Being on campus has given Paulus a chance to work out with the team, get to know his teammates and learn what he can by studying the playbook and film, Davis said.
But the coaching staff still cannot know whether Paulus has a chance to play in the first game until practice in pads begins.
"He's around the players," Davis said. "He's there. He's like a sponge. He's obsessive about trying to learn the playbook, and he's doing things on his own. I think the other quarterbacks, Cam Sexton and T.J. Yates in particular, those two, they don't want to relinquish the idea that they are the starter.

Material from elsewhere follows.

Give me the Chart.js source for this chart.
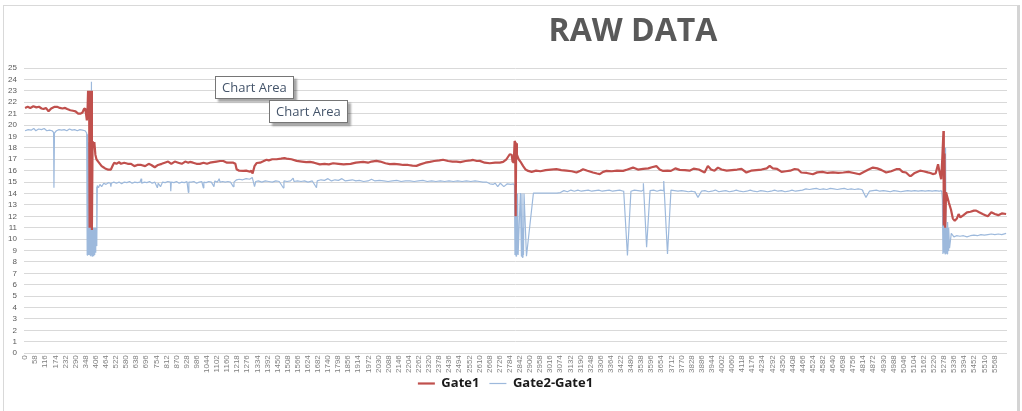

"This is a hallmark of all great programs. If you don't have competition, you're in trouble. That is what we've tried to create at all the positions. Whether it is coming from incoming freshmen or internally, you want competition. It's going to force the best players to come to the top."
Yates played on the first team in the spring game, but that does not mean he will be the starter when UNC takes the field on Sept. 1 at 6 p.m. against James Madison, Davis said.
"T.J. Yates came further than any quarterback in the program," Davis said. "He literally was an unknown commodity to anybody, whether you were there or a new coaching staff. He really had an excellent spring. But as we told them before the start of the spring and as I told them over the summertime, the job is not going to be won in the spring or over the summer. Everybody is going to get a fair chance.
"But at some point, two and a half, three weeks out from the first game, we have to figure out who are the two guys, at least for the time being. You have to make the repetitions 70-30 as you get ready for that first ball game."
Senior Joe Dailey moved from quarterback to wide receiver during the off-season. He also played quarterback at Nebraska, so Dailey understands the position better than any player on this team. His advice for the guys competing to win the job is simple.
"You've got to be the mailman — you have to deliver every day, regardless of what the weather is," Dailey said. "You have to come in with the same mentality — you're going to compete; you're going to complete the ball; you have to run the offense efficiently. If you don't come in with that mentality, you're probably not going to be that guy under center."